PHK Ribuan Tenaga Kerja, Kemenperin Duga Sritex Salah Investasi

sritex.co.id
Seorang pekerja menjahit pakaian militer di pabrik Sritex.
Penulis: Andi M. Arief
Editor: Agustiyanti
28/6/2024, 16.35 WIB

Kementerian Perindustrian menduga kesalahan investasi menjadi sumber anjloknya performa PT Sri Rejeki Isman Tbk atau Sritex. Manajemen Sritex mengaku telah melakukan Pemutusan Hubungan Kerja atau PHK pada 3.000 tenaga kerjanya pada paruh pertama tahun ini.

Plt Direktur Jenderal Industri Kimia, Farmasi, dan Tekstil Kemenperin Reni Yanita memperkirakan, kesalahan Sritex mengulangi kesalahan banyak pabrikan pada 1998, yakni ekspansi ke bisnis properti. Langkah itu dinilai mengganggu bisnis utama banyak perusahaan sektor manufaktur.

"Pengembangan ke sektor properti akhirnya mengganggu bisnis utama pabrikan pada 1998, mungkin itu hal yang dihadapi Sritex saat ini," kata Reni kepada Katadata.co.id, Jumat (28/6).

Salah satu produk andalan Sritex adalah seragam militer. Spesialisasi tersebut membuat Sritex memasok seragam militer untuk 30 negara pada 2017.

Reni menilai, performa Sritex harusnya membaik pada tahun ini lantaran belanja Kementerian Pertahanan diproyeksikan membaik tahun ini. Kondisi tersebut diperbaiki dengan langkah pemerintah untuk mengedepankan pembelian produk lokal.

"Seharusnya, dengan manajemen yang baik, Sritex sudah memiliki pasar yang jelas. Jangan terlena dengan pasar ekspor, pasar lokal juga harus dioptimalkan," katanya.

Direktur Keuangan Sritex Welly Salam sebelumnya mendorong pemerintah membuat kebijakan untuk mendukung industri tekstil di dalam negeri. Hal tersebut disampaikan setelah Welly mengaku telah melakukan PHK pada 23% tenaga kerjanya pada Januari-Mei 2024.

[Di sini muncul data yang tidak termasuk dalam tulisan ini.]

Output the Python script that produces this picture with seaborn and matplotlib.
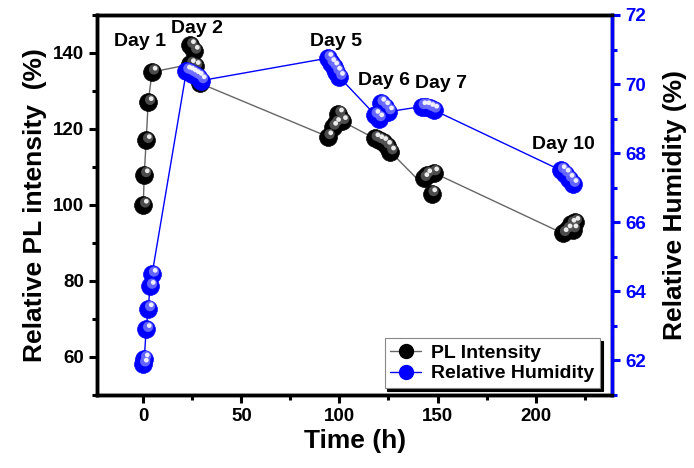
import numpy as np
import pandas as pd
import seaborn as sns
import matplotlib
matplotlib.use("Agg")
import matplotlib.pyplot as plt
from matplotlib.lines import Line2D
from matplotlib.transforms import offset_copy

# ---- data ----
t_pl = [0, 0.5, 1.5, 2.5, 4.5,
        24, 24, 26, 26.5, 29,
        94, 96.5, 98, 99.5, 101.5,
        118, 120, 122, 124, 126,
        147, 143, 144.5, 148,
        214, 216, 218, 220, 219]
pl = [100, 108, 117, 127, 135,
      137, 142, 140.5, 136.5, 132,
      118, 120.5, 121.5, 124, 122,
      117.5, 117, 116.5, 115.5, 114,
      103, 107, 108, 108.5,
      92.5, 93.5, 95, 95.5, 93.5]

t_rh = [0, 0.5, 1.5, 2.5, 3.5, 4.5,
        22, 23.5, 25, 26.5, 28, 29.5,
        94, 95.5, 97, 98.5, 100,
        120, 118, 121, 123, 125,
        142, 144, 146, 148,
        213, 215, 217, 219]
rh = [61.9, 62.05, 62.9, 63.5, 64.15, 64.5,
      70.38, 70.35, 70.3, 70.25, 70.2, 70.1,
      70.75, 70.6, 70.5, 70.35, 70.2,
      69.0, 69.1, 69.45, 69.35, 69.2,
      69.35, 69.35, 69.3, 69.25,
      67.5, 67.4, 67.25, 67.1]

day_labels = ["Day 1", "Day 2", "Day 5", "Day 6", "Day 7", "Day 10"]
day_label_t = [-1.5, 27.5, 98, 122.5, 152, 214]
day_label_pl = [143, 146.5, 143, 132.8, 132, 116]

xticks = [0, 50, 100, 150, 200]
yticks_left = [60, 80, 100, 120, 140]
yticks_right = [62, 64, 66, 68, 70, 72]

df_pl = pd.DataFrame({"t": t_pl, "v": pl})
df_rh = pd.DataFrame({"t": t_rh, "v": rh})

# ---- style ----
sns.set_style("ticks")
plt.rcParams["font.family"] = ["Liberation Sans", "DejaVu Sans"]
plt.rcParams["font.weight"] = "bold"
for k in ["text.color", "axes.labelcolor", "xtick.color", "ytick.color", "axes.edgecolor"]:
    plt.rcParams[k] = "black"

fig = plt.figure(figsize=(6.94, 4.68), dpi=100)
ax = fig.add_axes([0.14, 0.156, 0.742, 0.812])
ax2 = ax.twinx()

blue = "#0000ff"
ms = 165

def sphere(axis, df, base, mid, color_line, lw):
    sns.lineplot(data=df, x="t", y="v", ax=axis, sort=False, color=color_line,
                 lw=lw, estimator=None, zorder=1, legend=False)
    sns.scatterplot(data=df, x="t", y="v", ax=axis, s=ms, color=base,
                    edgecolor=base, linewidth=0.5, zorder=2, legend=False)
    tr = offset_copy(axis.transData, fig=fig, x=1.4, y=1.8, units="points")
    axis.scatter(df["t"], df["v"], s=ms * 0.33, color=mid, edgecolor="none",
                 transform=tr, zorder=3, alpha=0.9)
    tr2 = offset_copy(axis.transData, fig=fig, x=2.2, y=2.7, units="points")
    axis.scatter(df["t"], df["v"], s=ms * 0.07, color="white", edgecolor="none",
                 transform=tr2, zorder=4, alpha=0.9)

sphere(ax, df_pl, "black", "#555555", "#666666", 1.0)
sphere(ax2, df_rh, blue, "#6f6fff", blue, 1.0)

ax.set_xlim(-23.5, 239)
ax.set_ylim(50, 150)
ax2.set_ylim(61, 72)

ax.set_xticks(xticks)
ax.set_xticks([25, 75, 125, 175, 225], minor=True)
ax.set_yticks(yticks_left)
ax.set_yticks([50, 70, 90, 110, 130, 150], minor=True)
ax2.set_yticks(yticks_right)
ax2.set_yticks([61, 63, 65, 67, 69, 71], minor=True)

for a in (ax, ax2):
    for s in a.spines.values():
        s.set_linewidth(2.5)
        s.set_visible(True)
        s.set_color("black")
ax2.spines["right"].set_color(blue)

ax.tick_params(axis="both", which="major", direction="out", length=6, width=2.2,
               labelsize=13.5, colors="black")
ax.tick_params(axis="both", which="minor", direction="out", length=3.5, width=2.2,
               colors="black")
ax2.tick_params(axis="y", which="major", direction="out", length=6, width=2.2,
                labelsize=13.5, colors=blue)
ax2.tick_params(axis="y", which="minor", direction="out", length=3.5, width=2.2,
                colors=blue)
for lab in ax.get_xticklabels() + ax.get_yticklabels() + ax2.get_yticklabels():
    lab.set_fontweight("bold")

ax.set_xlabel("Time (h)", fontsize=19, fontweight="bold", labelpad=3)
ax.set_ylabel("Relative PL intensity  (%)", fontsize=19, fontweight="bold", labelpad=4)
ax2.set_ylabel("Relative Humidity (%)", fontsize=19, fontweight="bold", labelpad=12,
               color="black")

for lab, tx, ty in zip(day_labels, day_label_t, day_label_pl):
    ax.text(tx, ty, lab, ha="center", va="center", fontsize=14, fontweight="bold",
            zorder=6)

h1 = Line2D([], [], color="#666666", lw=1, marker="o", mfc="black", mec="black", ms=10)
h2 = Line2D([], [], color=blue, lw=1, marker="o", mfc=blue, mec=blue, ms=10)
leg = ax2.legend([h1, h2], ["PL Intensity", "Relative Humidity"], loc="lower right",
                 bbox_to_anchor=(0.977, 0.018), borderaxespad=0, fancybox=False,
                 shadow={"color": "black", "alpha": 1}, framealpha=1,
                 edgecolor="#888888", handlelength=1.6, handletextpad=0.5,
                 prop={"weight": "bold", "size": 14}, borderpad=0.3,
                 labelspacing=0.15)
leg.get_frame().set_linewidth(0.8)
leg.set_zorder(10)

fig.savefig("out.png", dpi=100)
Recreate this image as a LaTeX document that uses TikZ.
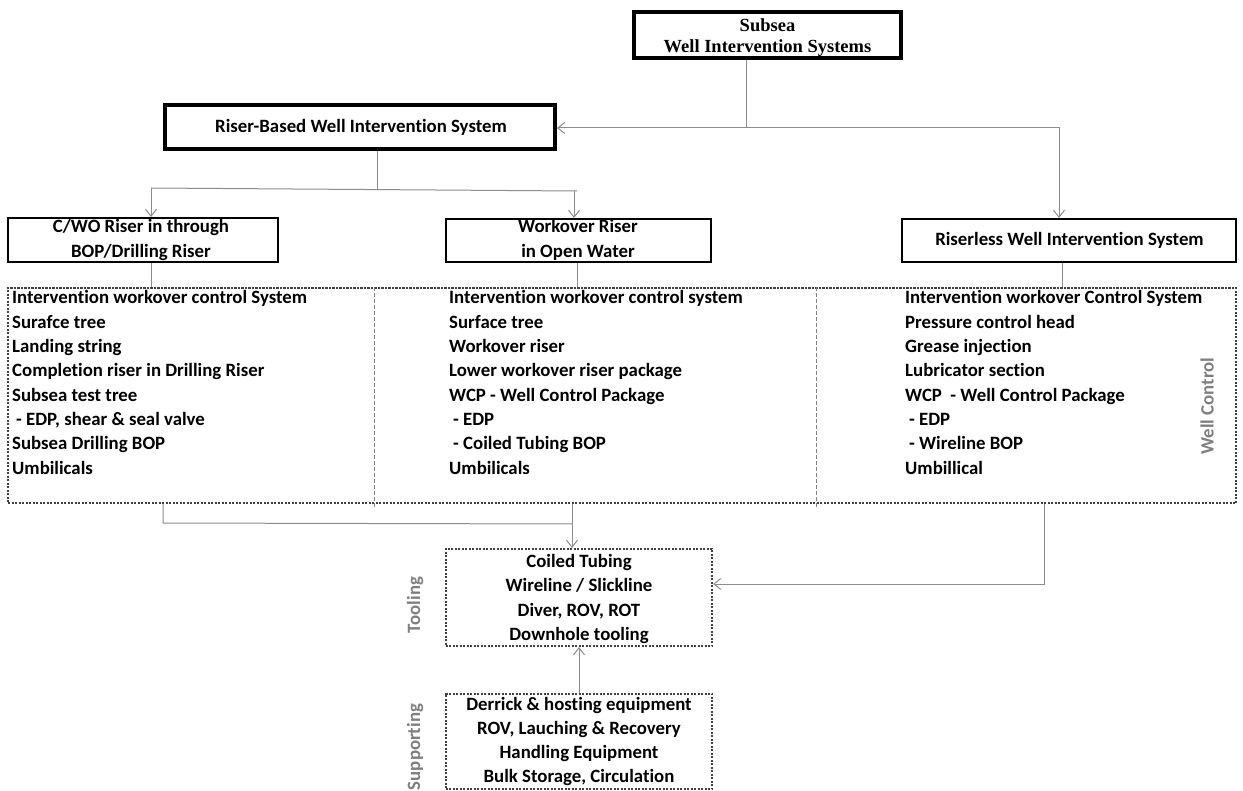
\documentclass[tikz,border=0pt]{standalone}
\usepackage{fontspec}
\setmainfont{Carlito}[Ligatures={NoCommon}]
\newfontfamily\serifhead{Liberation Serif}
\usetikzlibrary{arrows.meta}
\definecolor{linkgray}{HTML}{8C8C8C}
\definecolor{dotgray}{HTML}{404040}
\definecolor{labelgray}{HTML}{7F7F7F}
\begin{document}
\begin{tikzpicture}[x=1pt,y=-1pt,
  txt/.style={inner sep=0pt, font=\fontsize{18.8}{20}\selectfont\bfseries, anchor=base},
  txtl/.style={txt, anchor=base west},
  headtxt/.style={txt, font=\fontsize{18.5}{20}\selectfont\serifhead\bfseries},
  heavybox/.style={draw, line width=4pt, inner sep=0pt},
  plainbox/.style={draw, line width=2pt, inner sep=0pt},
  dotbox/.style={draw=dotgray, line width=1.6pt, dash pattern=on 2.2pt off 1.3pt, inner sep=0pt},
  divider/.style={draw=gray, line width=0.8pt, dash pattern=on 4pt off 2pt},
  link/.style={draw=linkgray, line width=1pt},
  arr/.style={link, -{Straight Barb[length=7pt, width=11pt]}},
  sidelabel/.style={txt, text=labelgray, rotate=90, anchor=center}]

\fill[white] (0,0) rectangle (1243,791);
\useasboundingbox (0,0) rectangle (1243,791);

% ---- top level ----
\node[heavybox, minimum width=267pt, minimum height=46pt] (top) at (767.5,35) {};
\node[headtxt] (top1) at (767.5,32) {Subsea};
\node[headtxt] (top2) at (767.5,53) {Well Intervention Systems};

% ---- riser-based branch ----
\node[heavybox, minimum width=390pt, minimum height=44pt] (rb) at (360,127) {};
\node[txt] (rbt) at (361,133) {Riser-Based Well Intervention System};

% ---- second level boxes ----
\node[plainbox, minimum width=270pt, minimum height=44pt] (cwo) at (143,240) {};
\node[txt] (cwo1) at (141,233) {C/WO Riser in through};
\node[txt] (cwo2) at (141,258) {BOP/Drilling Riser};

\node[plainbox, minimum width=265pt, minimum height=43pt] (wo) at (578.5,240.5) {};
\node[txt] (wo1) at (578,233) {Workover Riser};
\node[txt] (wo2) at (578,258) {in Open Water};

\node[plainbox, minimum width=334pt, minimum height=43pt] (rl) at (1069,240.5) {};
\node[txt] (rlt) at (1069.5,246) {Riserless Well Intervention System};

% ---- equipment panel ----
\node[dotbox, minimum width=1228pt, minimum height=215.5pt] (panel) at (622,395.5) {};
\coordinate (d1) at (374,508);
\coordinate (d2) at (816,508);
\draw[divider] (d1 |- panel.north) -- (d1);
\draw[divider] (d2 |- panel.north) -- (d2);

\foreach \t [count=\i] in {Intervention workover control System, Surafce tree, Landing string,
    Completion riser in Drilling Riser, Subsea test tree, {\hspace{4pt}- EDP, shear \& seal valve},
    Subsea Drilling BOP, Umbilicals}
  \node[txtl] (ca\i) at (12,{304+24.3*(\i-1)}) {\t};

\foreach \t [count=\i] in {Intervention workover control system, Surface tree, Workover riser,
    Lower workover riser package, WCP - Well Control Package, {\hspace{4pt}- EDP},
    {\hspace{4pt}- Coiled Tubing BOP}, Umbilicals}
  \node[txtl] (cb\i) at (449,{304+24.3*(\i-1)}) {\t};

\foreach \t [count=\i] in {Intervention workover Control System, Pressure control head, Grease injection,
    Lubricator section, {WCP\ \ - Well Control Package}, {\hspace{4pt}- EDP},
    {\hspace{4pt}- Wireline BOP}, Umbillical}
  \node[txtl] (cc\i) at (905,{304+24.3*(\i-1)}) {\t};

\node[sidelabel] (wc) at (1207,406) {Well Control};

% ---- tooling and support ----
\node[dotbox, minimum width=266.5pt, minimum height=97.5pt] (tool) at (579,597.5) {};
\foreach \t [count=\i] in {Coiled Tubing, Wireline / Slickline, {Diver, ROV, ROT}, Downhole tooling}
  \node[txt] (ta\i) at (579,{567+24.5*(\i-1)}) {\t};
\node[sidelabel] (tl) at (415,605) {Tooling};

\node[dotbox, minimum width=266.5pt, minimum height=95.5pt] (supp) at (579,741.5) {};
\foreach \t [count=\i] in {Derrick \& hosting equipment, {ROV, Lauching \& Recovery}, Handling Equipment, {Bulk Storage, Circulation}}
  \node[txt] (sa\i) at (579,{710+24.3*(\i-1)}) {\t};
\node[sidelabel] (sl) at (415,747) {Supporting};

% ---- connectors ----
\coordinate (j0) at (746,128);
\coordinate (j1) at (1059,128);
\draw[link] (top.south -| j0) -- (j0);
\draw[arr] (j0) -- (rb.east |- j0);
\draw[arr] (j0) -- (j1) -- (j1 |- rl.north);

\coordinate (j2) at (377,189);
\coordinate (j3) at (151,188);
\coordinate (j4) at (577,191);
\coordinate (j5) at (574,191);
\draw[link] (rb.south -| j2) -- (j2);
\draw[link] (j3) -- (j4);
\draw[arr] (j3) -- (j3 |- cwo.north);
\draw[arr] (j5) -- (j5 |- wo.north);

\coordinate (k1) at (151,0);
\coordinate (k2) at (577,0);
\coordinate (k3) at (1062,0);
\draw[link] (k1 |- cwo.south) -- (k1 |- panel.north);
\draw[link] (k2 |- wo.south) -- (k2 |- panel.north);
\draw[link] (k3 |- rl.south) -- (k3 |- panel.north);

\coordinate (m1) at (163,523);
\coordinate (m2) at (572,524);
\coordinate (m3) at (1044,584);
\draw[link] (m1 |- panel.south) -- (m1) -- (m2);
\draw[arr] (m2 |- panel.south) -- (m2 |- tool.north);
\draw[arr] (m3 |- panel.south) -- (m3) -- (tool.east |- m3);

\coordinate (m4) at (579,0);
\draw[arr] (m4 |- supp.north) -- (m4 |- tool.south);
\end{tikzpicture}
\end{document}
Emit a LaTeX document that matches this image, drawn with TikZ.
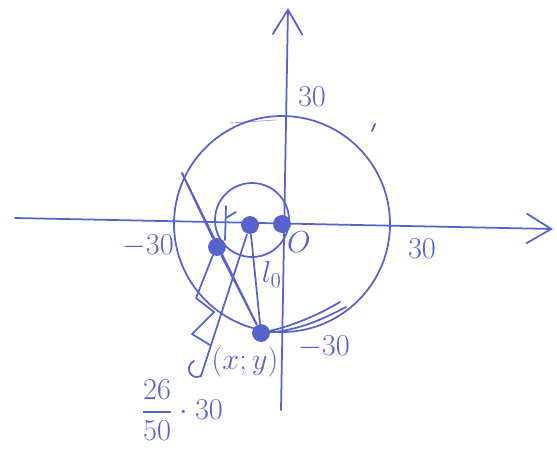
\documentclass[tikz,border=0pt]{standalone}
\usepackage{amsmath}
\usetikzlibrary{arrows.meta}
\definecolor{tinte}{RGB}{88,98,205}
\tikzset{
    punkt/.style={circle, fill=tinte, inner sep=3.6pt},
    achse/.style={-{Straight Barb[length=5mm, width=6mm]}},
    schrift/.style={text=tinte, font=\LARGE}
}
\begin{document}
\begin{tikzpicture}[x=0.02cm, y=-0.02cm, draw=tinte, line width=1pt, line cap=round]
    \useasboundingbox (0,0) rectangle (557,453);
    \path node[punkt] (O) at (282,224) {}
        node[punkt] (M) at (250,225) {}
        node[punkt] (P) at (217,247) {}
        node[punkt] (X) at (261,333) {}
        coordinate (xl) at (15,218)
        coordinate (xr) at (553,229)
        coordinate (yb) at (281,410)
        coordinate (yt) at (288,8)
        coordinate (A) at (182,173)
        coordinate (D) at (201,376);
    % Achsen
    \draw[achse] (xl) -- (xr);
    \draw[achse] (yb) -- (yt);
    % Kreise
    \draw (O.center) circle [radius=108];
    \draw (252,220) circle [radius=37];
    % Strecken
    \draw (M) -- node[schrift, right, pos=0.45] {$l_0$} (X);
    \draw (A) -- (P) -- (X);
    \draw (A) -- (X);
    \draw (M) -- (D);
    \draw (D) .. controls (190,381) and (184,366) .. (194,361);
    % Beschriftung
    \node[schrift] (t1) at (312,97) {$30$};
    \node[schrift] (t2) at (148,246) {$-30$};
    \node[schrift] (t3) at (299,242) {$O$};
    \node[schrift] (t4) at (422,249) {$30$};
    \node[schrift] (t5) at (324,347) {$-30$};
    \node[schrift] (t6) at (245,362) {$(x;y)$};
    \node[schrift] (t7) at (182,410) {$\dfrac{26}{50}\cdot 30$};
    % Kritzeleien
    \draw (226,206) -- (225,240);
    \draw (226,218) -- (236,212);
    \draw (213,255) -- (196,298) -- (214,312) -- (192,334) -- (210,345);
    \draw (X) .. controls (300,330) and (325,318) .. (346,307);
    \draw (X) .. controls (295,325) and (320,314) .. (340,302);
    \draw[line width=0.5pt, opacity=0.5] (230,123) -- (276,120);
    \draw (372,131) -- (375,124);
\end{tikzpicture}
\end{document}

Welly menjelaskan, kebijakan yang dimaksud harus bertujuan  untuk menghambat produk tekstil impor asal Cina. Penerapan hambatan ini bertujuan untuk membuat level playing field yang sama.

Daya saing tekstil dari Negeri Panda saat ini lebih tinggi karena banyak masuk dari jalur tidak resmi dan tidak membayar pajak apapun. Dampaknya, industri dalam negeri menjadi babak belur.

"Kami mengharapkan pemerintah bisa menetapkan barrier (hambatan) tarif maupun non-tarif untuk produk-produk tekstil asal Cina," kata Welly dalam paparan publik, Selasa (25/6).